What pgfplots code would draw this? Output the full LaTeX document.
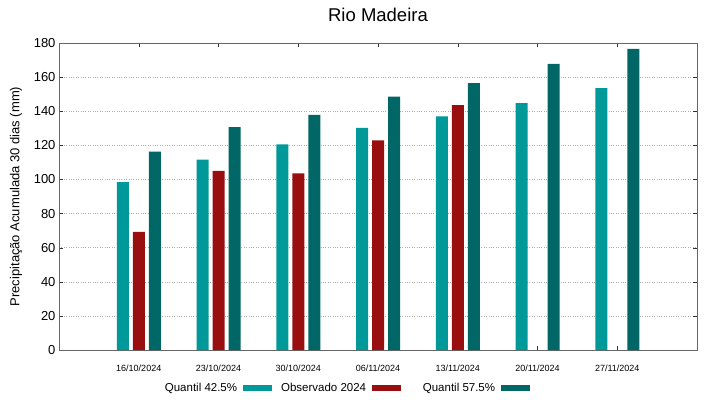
\documentclass[border=0pt]{standalone}
\usepackage{pgfplots}
\pgfplotsset{compat=1.18}
\usepackage{fontspec}
\setmainfont{Liberation Sans}
\definecolor{qlow}{HTML}{009999}
\definecolor{obs}{HTML}{990F0F}
\definecolor{qhigh}{HTML}{006666}
\pgfplotsset{mylegend/.style={legend image code/.code={\fill[##1,draw=none] (0pt,-3pt) rectangle (29pt,3pt);}}}
\begin{document}
\begin{tikzpicture}
\begin{axis}[
  name=ax,
  scale only axis, width=638pt, height=307pt,
  xmin=-1, xmax=7, ymin=0, ymax=180,
  ytick={0,20,...,180},
  xtick={0,1,2,3,4,5,6},
  xticklabels={16/10/2024,23/10/2024,30/10/2024,06/11/2024,13/11/2024,20/11/2024,27/11/2024},
  ybar=4pt, bar width=12pt,
  ymajorgrids, grid style={dotted, gray!65, line width=0.5pt},
  tick align=inside, major tick length=4pt,
  tick style={black!80},
  axis line style={black!60, line width=0.8pt},
  /pgf/number format/assume math mode=true,
  x tick label style={font=\fontsize{9}{10}\selectfont, yshift=-11pt},
  y tick label style={font=\fontsize{13}{15}\selectfont},
  ylabel={Precipitação Acumulada 30 dias (mm)},
  ylabel style={font=\fontsize{13}{15}\selectfont, at={(rel axis cs:0,0.5)}, anchor=center, yshift=43pt},
  title={Rio Madeira},
  title style={font=\fontsize{18.5}{20}\selectfont, at={(rel axis cs:0.5,1)}, anchor=base, inner sep=0pt, yshift=15pt},
  legend columns=3, legend plot pos=right,
  legend style={draw=none, fill=none, at={(0.443,-0.124)}, anchor=center,
    inner sep=0pt, nodes={inner sep=0pt},
    font=\fontsize{11.5}{13}\selectfont,
    /tikz/every odd column/.append style={column sep=6pt},
    /tikz/every even column/.append style={column sep=10pt}},
]
\addplot[fill=qlow, draw=none, mylegend] coordinates {(0,98.5) (1,111.6) (2,120.6) (3,130.2) (4,137) (5,144.8) (6,153.6)};
\addlegendentry{\makebox[84pt][r]{Quantil 42.5\%}}
\addplot[fill=obs, draw=none, mylegend] coordinates {(0,69.2) (1,105) (2,103.6) (3,122.9) (4,143.6)};
\addlegendentry{\makebox[84pt][r]{Observado 2024}}
\addplot[fill=qhigh, draw=none, mylegend] coordinates {(0,116.3) (1,130.7) (2,137.8) (3,148.5) (4,156.5) (5,167.7) (6,176.5)};
\addlegendentry{\makebox[84pt][r]{Quantil 57.5\%}}
\end{axis}
\path ([xshift=-59pt,yshift=-49pt]ax.south west) rectangle ([xshift=22pt,yshift=43pt]ax.north east);
\end{tikzpicture}
\end{document}
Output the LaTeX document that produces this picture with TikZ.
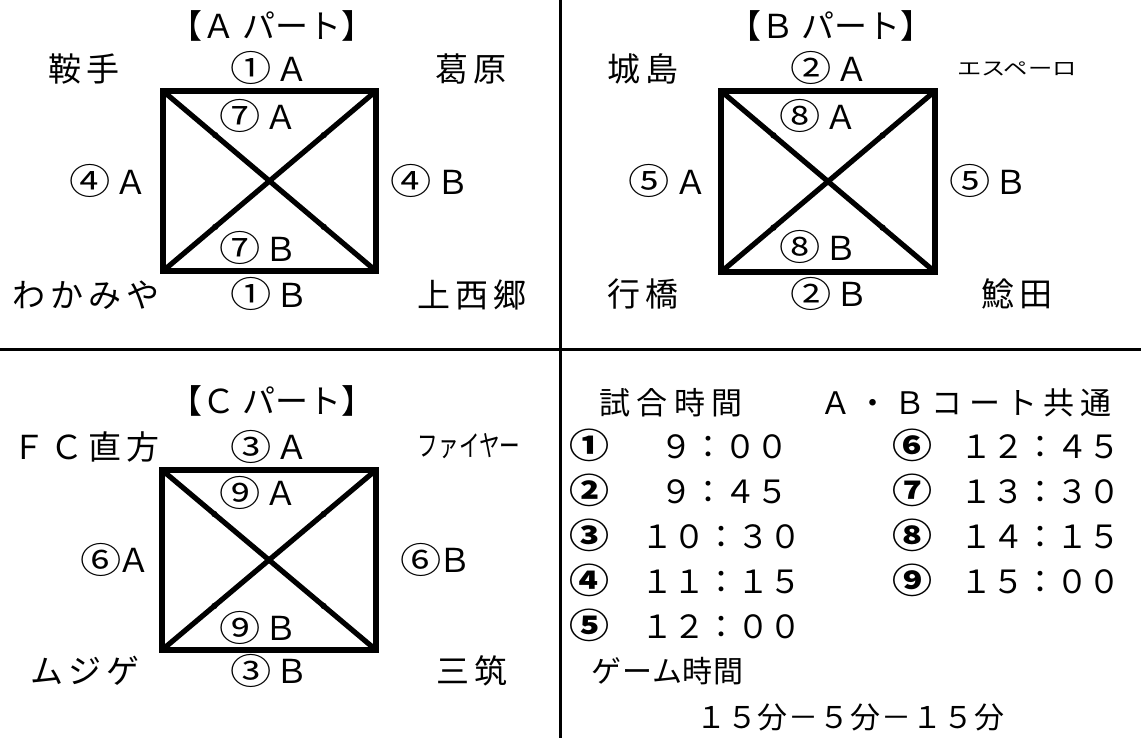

## [EXERCISE DESCRIPTION]
Print each record exactly as it stands, leaving the images out.

## [EXERCISE RESPONSE]
What pgfplots code would draw this? Output the full LaTeX document.
\documentclass[border=0pt]{standalone}
\usepackage{pgfplots}
\pgfplotsset{compat=1.18}
\usepackage{fontspec}
\setmainfont{Liberation Sans}
\definecolor{qlow}{HTML}{009999}
\definecolor{obs}{HTML}{990F0F}
\definecolor{qhigh}{HTML}{006666}
\pgfplotsset{mylegend/.style={legend image code/.code={\fill[##1,draw=none] (0pt,-3pt) rectangle (29pt,3pt);}}}
\begin{document}
\begin{tikzpicture}
\begin{axis}[
  name=ax,
  scale only axis, width=638pt, height=307pt,
  xmin=-1, xmax=7, ymin=0, ymax=180,
  ytick={0,20,...,180},
  xtick={0,1,2,3,4,5,6},
  xticklabels={16/10/2024,23/10/2024,30/10/2024,06/11/2024,13/11/2024,20/11/2024,27/11/2024},
  ybar=4pt, bar width=12pt,
  ymajorgrids, grid style={dotted, gray!65, line width=0.5pt},
  tick align=inside, major tick length=4pt,
  tick style={black!80},
  axis line style={black!60, line width=0.8pt},
  /pgf/number format/assume math mode=true,
  x tick label style={font=\fontsize{9}{10}\selectfont, yshift=-11pt},
  y tick label style={font=\fontsize{13}{15}\selectfont},
  ylabel={Precipitação Acumulada 30 dias (mm)},
  ylabel style={font=\fontsize{13}{15}\selectfont, at={(rel axis cs:0,0.5)}, anchor=center, yshift=43pt},
  title={Rio Madeira},
  title style={font=\fontsize{18.5}{20}\selectfont, at={(rel axis cs:0.5,1)}, anchor=base, inner sep=0pt, yshift=15pt},
  legend columns=3, legend plot pos=right,
  legend style={draw=none, fill=none, at={(0.443,-0.124)}, anchor=center,
    inner sep=0pt, nodes={inner sep=0pt},
    font=\fontsize{11.5}{13}\selectfont,
    /tikz/every odd column/.append style={column sep=6pt},
    /tikz/every even column/.append style={column sep=10pt}},
]
\addplot[fill=qlow, draw=none, mylegend] coordinates {(0,98.5) (1,111.6) (2,120.6) (3,130.2) (4,137) (5,144.8) (6,153.6)};
\addlegendentry{\makebox[84pt][r]{Quantil 42.5\%}}
\addplot[fill=obs, draw=none, mylegend] coordinates {(0,69.2) (1,105) (2,103.6) (3,122.9) (4,143.6)};
\addlegendentry{\makebox[84pt][r]{Observado 2024}}
\addplot[fill=qhigh, draw=none, mylegend] coordinates {(0,116.3) (1,130.7) (2,137.8) (3,148.5) (4,156.5) (5,167.7) (6,176.5)};
\addlegendentry{\makebox[84pt][r]{Quantil 57.5\%}}
\end{axis}
\path ([xshift=-59pt,yshift=-49pt]ax.south west) rectangle ([xshift=22pt,yshift=43pt]ax.north east);
\end{tikzpicture}
\end{document}
Output the LaTeX document that produces this picture with TikZ.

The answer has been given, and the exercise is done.